• _Task directions_: Copy exactly the lines that run from the top of the listing to the line containing "import * as", both ends included, and omit the pictures.

• _Material provided_:
_ _ _ _ _
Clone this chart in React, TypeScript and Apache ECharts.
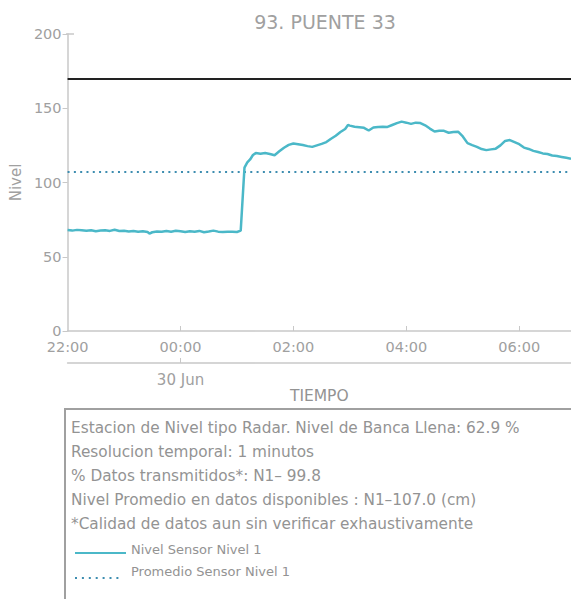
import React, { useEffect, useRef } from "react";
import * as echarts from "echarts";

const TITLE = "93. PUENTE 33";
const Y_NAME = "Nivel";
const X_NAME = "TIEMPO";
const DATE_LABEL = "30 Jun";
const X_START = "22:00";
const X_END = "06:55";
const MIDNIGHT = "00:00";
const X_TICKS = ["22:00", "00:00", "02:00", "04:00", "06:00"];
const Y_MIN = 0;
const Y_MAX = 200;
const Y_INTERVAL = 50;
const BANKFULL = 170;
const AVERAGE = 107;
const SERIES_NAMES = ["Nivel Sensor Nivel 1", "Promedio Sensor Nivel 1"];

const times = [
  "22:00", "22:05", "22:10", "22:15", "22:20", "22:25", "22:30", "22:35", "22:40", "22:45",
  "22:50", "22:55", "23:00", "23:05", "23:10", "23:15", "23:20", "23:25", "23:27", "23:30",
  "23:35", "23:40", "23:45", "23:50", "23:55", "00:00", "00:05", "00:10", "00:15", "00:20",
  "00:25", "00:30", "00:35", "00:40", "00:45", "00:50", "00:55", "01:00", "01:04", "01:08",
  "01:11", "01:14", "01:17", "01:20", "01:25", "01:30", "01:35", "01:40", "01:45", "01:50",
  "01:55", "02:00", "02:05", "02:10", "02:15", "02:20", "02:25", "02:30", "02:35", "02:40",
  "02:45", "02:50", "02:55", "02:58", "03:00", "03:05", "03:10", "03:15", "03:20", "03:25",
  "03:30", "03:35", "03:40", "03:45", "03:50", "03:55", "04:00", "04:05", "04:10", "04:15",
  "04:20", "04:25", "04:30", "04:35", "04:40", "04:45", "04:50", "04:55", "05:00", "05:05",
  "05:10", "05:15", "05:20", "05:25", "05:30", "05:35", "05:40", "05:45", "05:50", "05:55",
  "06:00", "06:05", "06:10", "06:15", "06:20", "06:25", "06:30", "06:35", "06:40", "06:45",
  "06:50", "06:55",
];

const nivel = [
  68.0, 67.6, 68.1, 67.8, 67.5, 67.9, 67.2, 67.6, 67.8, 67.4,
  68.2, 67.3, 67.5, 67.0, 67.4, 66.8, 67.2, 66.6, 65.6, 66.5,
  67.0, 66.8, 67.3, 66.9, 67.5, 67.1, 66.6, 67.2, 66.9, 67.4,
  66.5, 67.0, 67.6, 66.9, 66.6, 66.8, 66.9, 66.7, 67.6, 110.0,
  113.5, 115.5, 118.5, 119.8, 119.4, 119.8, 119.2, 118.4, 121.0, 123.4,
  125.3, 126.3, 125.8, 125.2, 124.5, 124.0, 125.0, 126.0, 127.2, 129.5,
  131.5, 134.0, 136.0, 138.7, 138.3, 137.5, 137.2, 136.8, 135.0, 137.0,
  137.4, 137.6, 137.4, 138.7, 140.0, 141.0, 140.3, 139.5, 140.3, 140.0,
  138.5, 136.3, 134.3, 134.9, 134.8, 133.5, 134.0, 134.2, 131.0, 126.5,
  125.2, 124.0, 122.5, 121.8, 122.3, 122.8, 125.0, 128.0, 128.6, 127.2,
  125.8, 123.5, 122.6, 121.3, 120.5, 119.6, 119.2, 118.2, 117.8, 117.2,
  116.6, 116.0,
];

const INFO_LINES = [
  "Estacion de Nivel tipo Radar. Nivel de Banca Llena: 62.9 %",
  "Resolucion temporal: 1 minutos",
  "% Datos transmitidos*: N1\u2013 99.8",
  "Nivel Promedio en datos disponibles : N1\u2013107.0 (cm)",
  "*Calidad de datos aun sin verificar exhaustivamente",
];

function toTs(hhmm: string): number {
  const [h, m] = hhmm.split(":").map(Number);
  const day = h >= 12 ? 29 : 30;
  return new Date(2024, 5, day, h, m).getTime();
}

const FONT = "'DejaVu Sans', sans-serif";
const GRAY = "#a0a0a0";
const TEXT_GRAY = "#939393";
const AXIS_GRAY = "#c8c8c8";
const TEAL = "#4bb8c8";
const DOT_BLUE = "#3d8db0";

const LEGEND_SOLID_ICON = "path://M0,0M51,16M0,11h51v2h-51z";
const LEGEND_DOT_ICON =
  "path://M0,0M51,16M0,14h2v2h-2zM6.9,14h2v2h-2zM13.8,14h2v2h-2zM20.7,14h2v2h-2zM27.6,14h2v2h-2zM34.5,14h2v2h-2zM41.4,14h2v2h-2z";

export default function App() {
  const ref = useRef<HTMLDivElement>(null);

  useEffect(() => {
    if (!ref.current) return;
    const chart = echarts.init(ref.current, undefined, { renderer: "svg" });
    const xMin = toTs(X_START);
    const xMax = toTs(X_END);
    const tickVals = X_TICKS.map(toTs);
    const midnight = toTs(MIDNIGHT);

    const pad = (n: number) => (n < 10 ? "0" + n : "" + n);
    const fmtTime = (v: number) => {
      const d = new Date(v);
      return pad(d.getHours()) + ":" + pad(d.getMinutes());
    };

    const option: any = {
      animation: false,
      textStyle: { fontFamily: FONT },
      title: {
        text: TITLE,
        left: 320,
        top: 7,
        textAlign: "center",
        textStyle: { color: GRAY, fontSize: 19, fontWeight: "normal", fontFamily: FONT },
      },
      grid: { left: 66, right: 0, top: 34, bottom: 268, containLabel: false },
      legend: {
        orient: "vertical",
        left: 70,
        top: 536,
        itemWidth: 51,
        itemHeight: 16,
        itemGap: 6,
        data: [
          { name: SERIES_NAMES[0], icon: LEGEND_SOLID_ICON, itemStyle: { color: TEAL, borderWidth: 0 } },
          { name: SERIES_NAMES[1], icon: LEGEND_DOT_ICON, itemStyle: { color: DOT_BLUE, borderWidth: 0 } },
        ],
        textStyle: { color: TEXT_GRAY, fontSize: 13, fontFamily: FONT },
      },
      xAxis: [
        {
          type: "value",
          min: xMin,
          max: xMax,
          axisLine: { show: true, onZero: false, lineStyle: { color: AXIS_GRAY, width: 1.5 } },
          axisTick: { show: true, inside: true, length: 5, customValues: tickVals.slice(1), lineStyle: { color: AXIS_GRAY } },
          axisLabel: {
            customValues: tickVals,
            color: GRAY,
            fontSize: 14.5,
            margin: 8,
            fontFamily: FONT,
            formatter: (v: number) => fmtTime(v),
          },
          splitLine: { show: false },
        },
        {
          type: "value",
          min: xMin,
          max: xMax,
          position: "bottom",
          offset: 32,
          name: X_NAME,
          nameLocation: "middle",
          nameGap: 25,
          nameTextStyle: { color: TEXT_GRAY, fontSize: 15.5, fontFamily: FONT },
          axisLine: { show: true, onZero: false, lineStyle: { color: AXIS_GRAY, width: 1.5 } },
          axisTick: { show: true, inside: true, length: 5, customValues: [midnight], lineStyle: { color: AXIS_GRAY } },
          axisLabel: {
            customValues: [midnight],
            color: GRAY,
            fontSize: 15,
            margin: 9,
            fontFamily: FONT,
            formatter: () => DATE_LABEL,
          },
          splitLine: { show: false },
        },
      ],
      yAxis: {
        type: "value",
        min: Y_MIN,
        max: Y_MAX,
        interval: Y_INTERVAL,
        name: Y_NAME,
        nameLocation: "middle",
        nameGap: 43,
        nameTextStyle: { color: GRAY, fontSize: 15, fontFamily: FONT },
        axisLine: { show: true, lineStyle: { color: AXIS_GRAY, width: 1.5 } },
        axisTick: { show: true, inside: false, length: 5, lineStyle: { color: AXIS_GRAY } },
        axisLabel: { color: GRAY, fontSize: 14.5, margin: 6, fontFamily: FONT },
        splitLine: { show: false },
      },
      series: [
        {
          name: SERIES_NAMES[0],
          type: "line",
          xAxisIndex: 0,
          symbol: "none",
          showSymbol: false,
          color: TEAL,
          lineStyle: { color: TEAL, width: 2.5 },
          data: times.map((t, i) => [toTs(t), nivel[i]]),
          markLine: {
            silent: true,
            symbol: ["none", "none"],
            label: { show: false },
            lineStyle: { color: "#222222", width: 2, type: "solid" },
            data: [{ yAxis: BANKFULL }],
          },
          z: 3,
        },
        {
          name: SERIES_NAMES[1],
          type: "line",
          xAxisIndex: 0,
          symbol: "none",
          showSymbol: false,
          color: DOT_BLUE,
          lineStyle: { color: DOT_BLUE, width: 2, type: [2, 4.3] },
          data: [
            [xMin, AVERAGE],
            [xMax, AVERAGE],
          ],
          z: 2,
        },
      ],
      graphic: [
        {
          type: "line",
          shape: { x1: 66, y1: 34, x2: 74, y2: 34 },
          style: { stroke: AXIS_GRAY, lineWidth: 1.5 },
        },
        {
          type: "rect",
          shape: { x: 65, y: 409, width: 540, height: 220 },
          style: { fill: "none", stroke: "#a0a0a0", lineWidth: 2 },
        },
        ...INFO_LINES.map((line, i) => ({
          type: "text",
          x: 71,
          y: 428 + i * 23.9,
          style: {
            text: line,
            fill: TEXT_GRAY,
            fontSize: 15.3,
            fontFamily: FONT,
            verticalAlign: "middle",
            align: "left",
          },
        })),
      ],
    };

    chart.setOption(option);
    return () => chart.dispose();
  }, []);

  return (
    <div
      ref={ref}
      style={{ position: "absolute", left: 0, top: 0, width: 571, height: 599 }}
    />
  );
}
_ _ _ _ _
• _Solution_:
Clone this chart in React, TypeScript and Apache ECharts.
import React, { useEffect, useRef } from "react";
import * as echarts from "echarts";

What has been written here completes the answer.